Many will say the comparison is unfair. Perhaps it is (a little). But there is something in it. Both candidates were plucked from relative obscurity, Leadsom (like Palin) seems quite unprepared for ‘prime time’ and both lead a merry band of Conservative activists for whom ideological purity seems more important than being qualified for the job. The Washington Post has already called this morning’s Leadsom for Leader march, ‘Britain’s most awkward rally’. Although it wasn’t really a ‘march’ by most people’s standards.

Theresa May for Number 10?

However, at the risk of quoting polling in the current climate, the early signs are that the Conservative membership as a whole is overwhelmingly with Theresa May.  A recent poll by YouGov shows May leading Leadsom in a runoff among Conservative members by 63 points to 31. May takes virtually all of the Tory ‘Remainers’ in the membership and splits the Leave vote 49 to 45. The reason seems clear. Overwhelmingly Tory Members cite ‘being a competent Prime Minister’ and ‘uniting the Conservative Party’ as the most important factors in deciding how they will vote. May leads Leadsom comprehensively on both of these measures and many others.
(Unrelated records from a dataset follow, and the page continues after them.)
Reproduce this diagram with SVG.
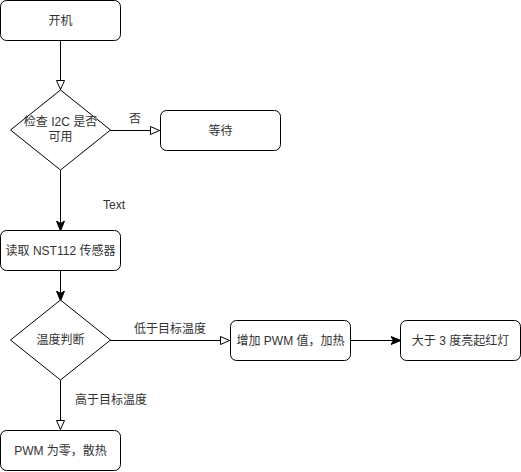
<svg xmlns="http://www.w3.org/2000/svg" width="521" height="472" viewBox="0 0 521 472">
<defs>
<marker id="open" viewBox="0 0 10 10" refX="10" refY="5" markerWidth="10" markerHeight="10" markerUnits="userSpaceOnUse" orient="auto">
<path d="M0.5,1 L9.5,5 L0.5,9 Z" fill="#fff" stroke="#000" stroke-width="1"/>
</marker>
<marker id="filled" viewBox="0 0 10 10" refX="9" refY="5" markerWidth="10" markerHeight="10" markerUnits="userSpaceOnUse" orient="auto">
<path d="M0,1 L10,5 L0,9 L2.5,5 Z" fill="#000" stroke="#000" stroke-width="1"/>
</marker>
</defs>
<style>
.box{fill:#fff;stroke:#000;stroke-width:1}
.t{font-family:"Liberation Sans","Noto Sans CJK SC",sans-serif;font-size:12px;fill:#333;text-anchor:middle;dominant-baseline:central}
.e{fill:none;stroke:#000;stroke-width:1}
</style>
<rect width="521" height="472" fill="#fff"/>
<g id="connectors">
<path class="e" d="M60.5,40.5 V90" marker-end="url(#open)"/>
<path class="e" d="M110,130.5 H160" marker-end="url(#open)"/>
<text class="t" x="135" y="119">否</text>
<path class="e" d="M60.5,170 V230" marker-end="url(#filled)"/>
<text class="t" x="114" y="205">Text</text>
<path class="e" d="M60.5,270 V300" marker-end="url(#filled)"/>
<path class="e" d="M110,340.5 H230" marker-end="url(#open)"/>
<text class="t" x="170" y="329">低于目标温度</text>
<path class="e" d="M60.5,380 V430" marker-end="url(#open)"/>
<text class="t" x="111" y="400">高于目标温度</text>
<path class="e" d="M350,340.5 H400" marker-end="url(#filled)"/>
</g>
<g id="n1"><rect class="box" x="0.5" y="0.5" width="120" height="40" rx="6"/><text class="t" x="60.5" y="20.5">开机</text></g>
<g id="n2"><path class="box" d="M60.5,90 L110.5,130 L60.5,170 L10.5,130 Z"/><text class="t" x="60.5" y="122">检查 I2C 是否</text><text class="t" x="60.5" y="137">可用</text></g>
<g id="n3"><rect class="box" x="160.5" y="110.5" width="120" height="40" rx="6"/><text class="t" x="220.5" y="130.5">等待</text></g>
<g id="n4"><rect class="box" x="0.5" y="230.5" width="120" height="40" rx="6"/><text class="t" x="60.5" y="250.5">读取 NST112 传感器</text></g>
<g id="n5"><path class="box" d="M60.5,300 L110.5,340 L60.5,380 L10.5,340 Z"/><text class="t" x="60.5" y="340">温度判断</text></g>
<g id="n6"><rect class="box" x="230.5" y="320.5" width="120" height="40" rx="6"/><text class="t" x="290.5" y="340.5">增加 PWM 值，加热</text></g>
<g id="n7"><rect class="box" x="400.5" y="320.5" width="120" height="40" rx="6"/><text class="t" x="460.5" y="340.5">大于 3 度亮起红灯</text></g>
<g id="n8"><rect class="box" x="0.5" y="430.5" width="120" height="40" rx="6"/><text class="t" x="60.5" y="450.5">PWM 为零，散热</text></g>
</svg>
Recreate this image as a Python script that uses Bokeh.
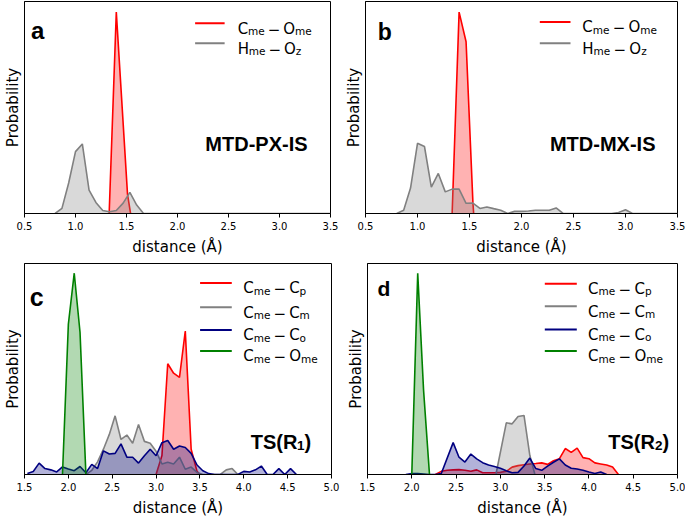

Interestingly, backing Leave in the EU referendum ranks in fifth place among the Tory membership as a factor in their vote and only ranks third among those Tory members that actually voted Leave. With such ground to makeup, rows over inflated CVs, tax returns and a lack of Cabinet experience leave Leadsom with an awful lot to do to be competitive if she does make the final two. It was always sensible to assume a Leave supporter would inherit Number 10 from David Cameron. However, if Leadsom is the candidate it is hard to see how this happens.

Nonetheless, it will be interesting to see if Conservative MPs go through with sending Andrea Leadsom to the final two once the votes are counted later today.